The main differance between the TBs Duffs has and these from Catfan is how the TB mounts to the front bracket. Duff's is a "spear" mount and Catfan's is a Heim Joint. I believe the Heim joint is better in that it allows for easier rotation of the TB during suspension travel. Catfan's rotate at both ends of the TB while Duff's only rotate at the u-bolt bracket.

I've learned a lot about TBs over the past week. I now believe that the bolt on TBs like Duffs and Catfan sale are great for street and mild off-road (going fishing) applications. I figure that is the majority of Broncos today. If you have a standard, unchanged leaf set, probably do not need a TB. However, if you have removed any leaves to lower the rear end, or have installed a big HP motor, highly suggest these simple bolt on TBs. They do not change the ride stiffness hardly at all. Not sure I can even notice any difference.

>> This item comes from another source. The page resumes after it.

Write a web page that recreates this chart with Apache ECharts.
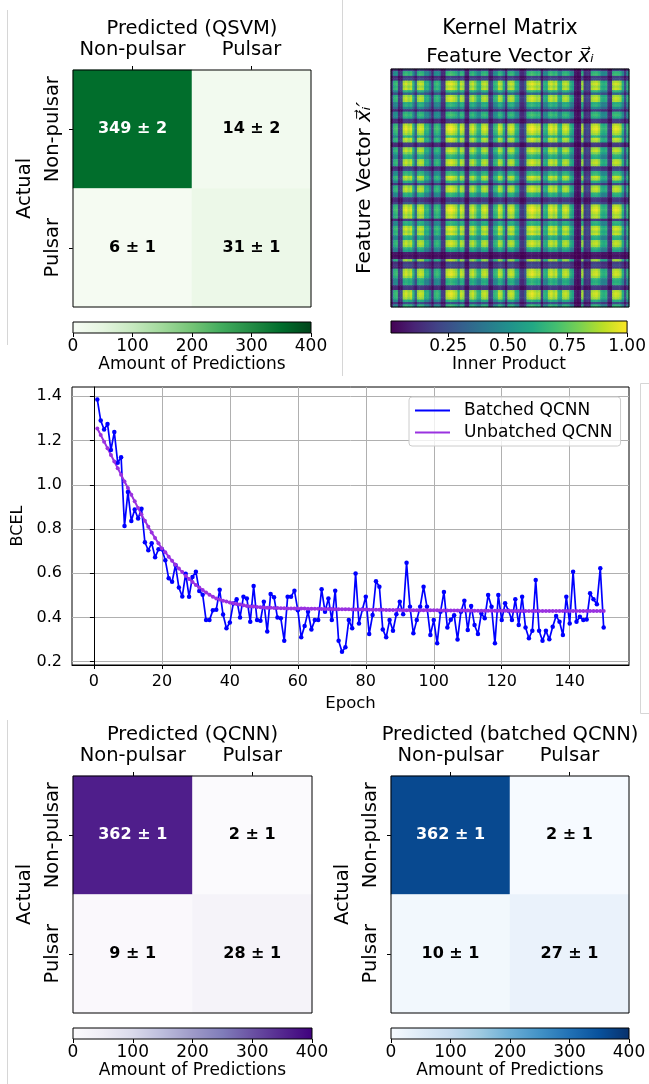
<!DOCTYPE html>
<html>
<head>
<meta charset="utf-8">
<script src="https://cdn.jsdelivr.net/npm/echarts@6/dist/echarts.min.js"></script>
<style>
  html, body { margin: 0; padding: 0; background: #fff; }
  #main { width: 649px; height: 1084px; }
</style>
</head>
<body>
<div id="main"></div>
<script>
// ---------- data ----------
const classLabels = ['Non-pulsar', 'Pulsar'];

const qsvmCounts = [[349, 14], [6, 31]];
const qsvmErrors = [[2, 2], [1, 1]];
const qcnnCounts = [[362, 2], [9, 28]];
const qcnnErrors = [[1, 1], [1, 1]];
const batchedCounts = [[362, 2], [10, 27]];
const batchedErrors = [[1, 1], [1, 1]];

const countTicks = [0, 100, 200, 300, 400];
const kernelTicks = [0.25, 0.5, 0.75, 1.0];
const epochTicks = [0, 20, 40, 60, 80, 100, 120, 140];
const lossTicks = [0.2, 0.4, 0.6, 0.8, 1.0, 1.2, 1.4];

// brightness of each band of feature vectors along the kernel matrix (0 dark .. 1 bright),
// read across a bright row of the matrix; the matrix is symmetric
const kernelProfile = [
  0.22, 0.68, 0.72, 0.2, 0.25, 0.92, 0.97, 0.9, 0.95, 0.68,
  0.35, 0.9, 0.95, 0.92, 0.65, 0.68, 0.5, 0.18, 0.68, 0.72,
  0.65, 0.2, 0.18, 0.93, 0.98, 1.0, 0.95, 0.9, 0.68, 0.95,
  0.9, 0.2, 0.18, 0.9, 0.95, 0.85, 0.68, 0.65, 0.92, 0.95,
  0.9, 0.2, 0.25, 0.68, 0.72, 0.95, 0.9, 0.65, 0.25, 0.9,
  0.95, 0.92, 0.68, 0.65, 0.2, 0.18, 0.3, 0.92, 0.97, 1.0,
  0.95, 0.9, 0.93, 0.2, 0.68, 0.65, 0.93, 0.97, 0.9, 0.95,
  0.68, 0.65, 0.92, 0.95, 0.9, 0.68, 0.6, 0.1, 0.06, 0.1,
  0.9, 0.2, 0.25, 0.2, 0.92, 0.95, 0.97, 0.9, 0.68, 0.65,
  0.68, 0.2, 0.18, 0.93, 0.97, 0.95, 0.9, 0.65, 0.25, 0.68
];

// BCEL per epoch (epochs 1..150)
const batchedLoss = [
  1.385, 1.29, 1.25, 1.275, 1.157, 1.238, 1.10, 1.124, 0.813, 0.967,
  0.836, 0.888, 0.847, 0.892, 0.74, 0.704, 0.736, 0.672, 0.708, 0.708,
  0.659, 0.577, 0.561, 0.637, 0.535, 0.495, 0.598, 0.494, 0.583, 0.607,
  0.52, 0.503, 0.388, 0.388, 0.432, 0.435, 0.525, 0.413, 0.351, 0.377,
  0.463, 0.482, 0.400, 0.494, 0.486, 0.381, 0.542, 0.388, 0.385, 0.471,
  0.336, 0.506, 0.491, 0.400, 0.396, 0.295, 0.494, 0.494, 0.521, 0.433,
  0.310, 0.361, 0.426, 0.346, 0.388, 0.388, 0.527, 0.426, 0.486, 0.388,
  0.521, 0.295, 0.245, 0.265, 0.388, 0.351, 0.599, 0.373, 0.436, 0.494,
  0.325, 0.411, 0.564, 0.539, 0.346, 0.310, 0.388, 0.340, 0.415, 0.471,
  0.415, 0.647, 0.448, 0.328, 0.388, 0.448, 0.539, 0.448, 0.321, 0.388,
  0.283, 0.426, 0.515, 0.355, 0.39, 0.41, 0.30, 0.426, 0.476, 0.343,
  0.452, 0.366, 0.325, 0.418, 0.396, 0.501, 0.448, 0.283, 0.501, 0.388,
  0.464, 0.430, 0.388, 0.482, 0.366, 0.494, 0.355, 0.306, 0.340, 0.569,
  0.340, 0.295, 0.340, 0.301, 0.358, 0.407, 0.381, 0.321, 0.494, 0.373,
  0.607, 0.381, 0.403, 0.388, 0.391, 0.509, 0.482, 0.460, 0.622, 0.355
];
const unbatchedLoss = [
  1.254, 1.225, 1.195, 1.165, 1.135, 1.105, 1.075, 1.045, 1.015, 0.985,
  0.955, 0.925, 0.895, 0.865, 0.837, 0.810, 0.784, 0.759, 0.735, 0.712,
  0.695, 0.675, 0.656, 0.638, 0.621, 0.605, 0.589, 0.574, 0.560, 0.547,
  0.535, 0.524, 0.513, 0.503, 0.494, 0.486, 0.481, 0.476, 0.472, 0.468,
  0.464, 0.461, 0.458, 0.455, 0.452, 0.450, 0.449, 0.447, 0.446, 0.445,
  0.444, 0.444, 0.443, 0.443, 0.442, 0.442, 0.441, 0.441, 0.440, 0.440,
  0.440, 0.440, 0.439, 0.439, 0.439, 0.439, 0.438, 0.438, 0.438, 0.438,
  0.437, 0.437, 0.437, 0.437, 0.437, 0.436, 0.436, 0.436, 0.436, 0.436,
  0.435, 0.435, 0.435, 0.435, 0.435, 0.434, 0.434, 0.434, 0.434, 0.434,
  0.433, 0.433, 0.433, 0.433, 0.433, 0.432, 0.432, 0.432, 0.432, 0.432,
  0.432, 0.432, 0.431, 0.431, 0.431, 0.431, 0.431, 0.431, 0.431, 0.431,
  0.430, 0.430, 0.430, 0.430, 0.430, 0.430, 0.430, 0.430, 0.430, 0.430,
  0.430, 0.430, 0.429, 0.429, 0.429, 0.429, 0.429, 0.429, 0.429, 0.429,
  0.429, 0.429, 0.429, 0.429, 0.429, 0.429, 0.429, 0.429, 0.429, 0.429,
  0.429, 0.429, 0.429, 0.429, 0.429, 0.429, 0.429, 0.429, 0.429, 0.429
];

// matplotlib colormaps
const greens = ['#f7fcf5', '#e5f5e0', '#c7e9c0', '#a1d99b', '#74c476', '#41ab5d', '#238b45', '#006d2c', '#00441b'];
const purples = ['#fcfbfd', '#efedf5', '#dadaeb', '#bcbddc', '#9e9ac8', '#807dba', '#6a51a3', '#54278f', '#3f007d'];
const blues = ['#f7fbff', '#deebf7', '#c6dbef', '#9ecae1', '#6baed6', '#4292c6', '#2171b5', '#08519c', '#08306b'];
const viridis = ['#440154', '#482475', '#414487', '#355f8d', '#2a788e', '#21918c', '#22a884', '#44bf70', '#7ad151', '#bddf26', '#fde725'];

// ---------- option building ----------
const black = '#000';
const font = 'DejaVu Sans';
const grid = [], xAxis = [], yAxis = [], series = [], visualMap = [];

function gradient(colors) {
  return new echarts.graphic.LinearGradient(0, 0, 1, 0,
    colors.map((c, i) => ({ offset: i / (colors.length - 1), color: c })));
}

function colorbar(left, top, width, height, colors, min, max, ticks, fmt, name) {
  const gi = grid.length;
  grid.push({ left, top, width, height, show: true, backgroundColor: gradient(colors),
    borderColor: black, borderWidth: 1 });
  xAxis.push({
    gridIndex: gi, type: 'value', position: 'bottom', min, max,
    axisLine: { show: false },
    axisTick: { show: true, length: 4, customValues: ticks, lineStyle: { color: black } },
    axisLabel: { customValues: ticks, formatter: fmt, color: black, fontSize: 17, margin: 5, fontFamily: font },
    splitLine: { show: false },
    name, nameLocation: 'middle', nameGap: 21,
    nameTextStyle: { color: black, fontSize: 17, fontFamily: font }
  });
  yAxis.push({ gridIndex: gi, type: 'value', show: false });
}

function confusion(left, top, width, height, counts, errors, colors, title) {
  const gi = grid.length;
  grid.push({ left, top, width, height, show: true, z: 5, borderColor: black, borderWidth: 1 });
  xAxis.push({
    gridIndex: gi, type: 'category', position: 'top', data: classLabels,
    axisLine: { show: false },
    axisTick: { show: true, interval: 0, alignWithLabel: true, length: 4, lineStyle: { color: black } },
    axisLabel: { interval: 0, color: black, fontSize: 19.5, margin: 10, fontFamily: font },
    splitLine: { show: false },
    name: title, nameLocation: 'middle', nameGap: 31,
    nameTextStyle: { color: black, fontSize: 19.5, fontFamily: font }
  });
  yAxis.push({
    gridIndex: gi, type: 'category', inverse: true, data: classLabels,
    axisLine: { show: false },
    axisTick: { show: true, interval: 0, alignWithLabel: true, length: 4, lineStyle: { color: black } },
    axisLabel: { interval: 0, rotate: 90, color: black, fontSize: 19.5, margin: 10, fontFamily: font },
    splitLine: { show: false },
    name: 'Actual', nameLocation: 'middle', nameRotate: 90, nameGap: 38,
    nameTextStyle: { color: black, fontSize: 19.5, fontFamily: font }
  });
  const data = [];
  counts.forEach((row, r) => row.forEach((v, c) => {
    data.push({ value: [c, r, v], label: { color: v > 200 ? '#fff' : '#000' } });
  }));
  const si = series.length;
  series.push({
    type: 'heatmap', xAxisIndex: gi, yAxisIndex: gi, data, progressive: 0,
    label: {
      show: true, fontSize: 16, fontWeight: 'bold', fontFamily: font,
      formatter: p => p.value[2] + ' ± ' + errors[p.value[1]][p.value[0]]
    },
    emphasis: { disabled: true }
  });
  visualMap.push({ type: 'continuous', show: false, seriesIndex: si, dimension: 2,
    min: 0, max: 400, inRange: { color: colors } });
  colorbar(left, top + height + 15, width, 11, colors, 0, 400, countTicks,
    v => String(v), 'Amount of Predictions');
}

// top-left: QSVM
confusion(73, 70, 238, 237, qsvmCounts, qsvmErrors, greens, 'Predicted (QSVM)');

// top-right: kernel matrix
(function () {
  const gi = grid.length;
  const idx = kernelProfile.map((_, i) => i);
  const rich = { v: { fontSize: 20, fontStyle: 'italic', fontFamily: font, color: black } };
  grid.push({ left: 391, top: 69, width: 238, height: 238, show: true, z: 5, borderColor: black, borderWidth: 1 });
  xAxis.push({
    gridIndex: gi, type: 'category', position: 'top', data: idx,
    axisLine: { show: false }, axisTick: { show: false }, axisLabel: { show: false }, splitLine: { show: false },
    name: 'Feature Vector {v|x⃗ᵢ}', nameLocation: 'middle', nameGap: 2,
    nameTextStyle: { color: black, fontSize: 20, fontFamily: font, rich }
  });
  yAxis.push({
    gridIndex: gi, type: 'category', inverse: true, data: idx,
    axisLine: { show: false }, axisTick: { show: false }, axisLabel: { show: false }, splitLine: { show: false },
    name: 'Feature Vector {v|x⃗ᵢ′}', nameLocation: 'middle', nameRotate: 90, nameGap: 16,
    nameTextStyle: { color: black, fontSize: 20, fontFamily: font, rich }
  });
  const data = [];
  kernelProfile.forEach((pi, i) => kernelProfile.forEach((pj, j) => {
    data.push([j, i, +(pi * pj).toFixed(3)]);
  }));
  const si = series.length;
  series.push({ type: 'heatmap', xAxisIndex: gi, yAxisIndex: gi, data, progressive: 0,
    emphasis: { disabled: true } });
  visualMap.push({ type: 'continuous', show: false, seriesIndex: si, dimension: 2,
    min: 0.01, max: 1.0, inRange: { color: viridis } });
  colorbar(391, 321, 238, 12, viridis, 0.01, 1.0, kernelTicks, v => v.toFixed(2), 'Inner Product');
})();

// middle: training loss
(function () {
  const gi = grid.length;
  grid.push({ left: 72, top: 387, width: 557, height: 278, show: true, borderColor: black, borderWidth: 1 });
  xAxis.push({
    gridIndex: gi, type: 'value', min: -6.45, max: 157.45, splitNumber: 8,
    axisLine: { lineStyle: { color: black } },
    axisTick: { customValues: epochTicks, length: 4, lineStyle: { color: black } },
    axisLabel: { customValues: epochTicks, color: black, fontSize: 16, margin: 9, fontFamily: font },
    splitLine: { show: true, lineStyle: { color: '#b0b0b0', width: 1 } },
    name: 'Epoch', nameLocation: 'middle', nameGap: 30,
    nameTextStyle: { color: black, fontSize: 16.5, fontFamily: font }
  });
  yAxis.push({
    gridIndex: gi, type: 'value', min: 0.185, max: 1.442, splitNumber: 7,
    axisLine: { show: true, lineStyle: { color: black } },
    axisTick: { show: true, customValues: lossTicks, length: 4, lineStyle: { color: black } },
    axisLabel: { customValues: lossTicks, formatter: v => v.toFixed(1), color: black, fontSize: 16, margin: 10, fontFamily: font },
    splitLine: { show: true, lineStyle: { color: '#b0b0b0', width: 1 } },
    name: 'BCEL', nameLocation: 'middle', nameRotate: 90, nameGap: 44,
    nameTextStyle: { color: black, fontSize: 16, fontFamily: font }
  });
  series.push({
    name: 'Batched QCNN', type: 'line', xAxisIndex: gi, yAxisIndex: gi,
    data: batchedLoss.map((v, i) => [i + 1, v]),
    color: '#0000ff', symbol: 'circle', symbolSize: 4.5, showSymbol: true,
    lineStyle: { width: 1.7 }, emphasis: { disabled: true }
  });
  series.push({
    name: 'Unbatched QCNN', type: 'line', xAxisIndex: gi, yAxisIndex: gi,
    data: unbatchedLoss.map((v, i) => [i + 1, v]),
    color: '#9a32e0', symbol: 'circle', symbolSize: 4, showSymbol: true,
    lineStyle: { width: 2 }, emphasis: { disabled: true }
  });
})();

// bottom: QCNN and batched QCNN
confusion(73, 776, 239, 237, qcnnCounts, qcnnErrors, purples, 'Predicted (QCNN)');
confusion(391, 776, 238, 237, batchedCounts, batchedErrors, blues, 'Predicted (batched QCNN)');

const divider = { stroke: '#d6d6d6', lineWidth: 1, fill: null };

const option = {
  animation: false,
  backgroundColor: '#fff',
  textStyle: { fontFamily: font },
  grid, xAxis, yAxis, series, visualMap,
  legend: {
    data: ['Batched QCNN', 'Unbatched QCNN'],
    orient: 'vertical', left: 409, top: 397,
    icon: 'rect', itemWidth: 35, itemHeight: 2, itemGap: 5,
    padding: [5, 8, 5, 6],
    backgroundColor: 'rgba(255,255,255,0.8)', borderColor: '#cccccc', borderWidth: 1, borderRadius: 3,
    textStyle: { color: black, fontSize: 17, fontFamily: font, padding: [0, 0, 0, 9] }
  },
  graphic: [
    { type: 'text', x: 510, y: 29,
      style: { text: 'Kernel Matrix', font: '20.5px "DejaVu Sans"', fill: black,
        align: 'center', verticalAlign: 'middle', textAlign: 'center', textVerticalAlign: 'middle' } },
    { type: 'line', silent: true, shape: { x1: 7.5, y1: 10, x2: 7.5, y2: 345 }, style: divider },
    { type: 'line', silent: true, shape: { x1: 342.5, y1: 0, x2: 342.5, y2: 376 }, style: divider },
    { type: 'polyline', silent: true,
      shape: { points: [[649, 383.5], [640.5, 383.5], [640.5, 713.5], [649, 713.5]] }, style: divider },
    { type: 'line', silent: true, shape: { x1: 7.5, y1: 720, x2: 7.5, y2: 1084 }, style: divider }
  ]
};

const chart = echarts.init(document.getElementById('main'));
chart.setOption(option);
</script>
</body>
</html>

The only other thing I would strongly suggest, no matter what your intended use, is the WH extreme u-bolts and leaf plate. Cheap investment for a MUCH stronger system. The 5/8" u-bolts on their extreme system gets torqued to 125 ft pds. That is probably in itself enough to eliminate most axle wrap on street driven Broncos with untouched leaf springs, but if you also add the TBs, your golden. Simple request to Catfan and he will make the holes enlarged to 5/8" to fit the WH extreme 5/8" u-bolt size.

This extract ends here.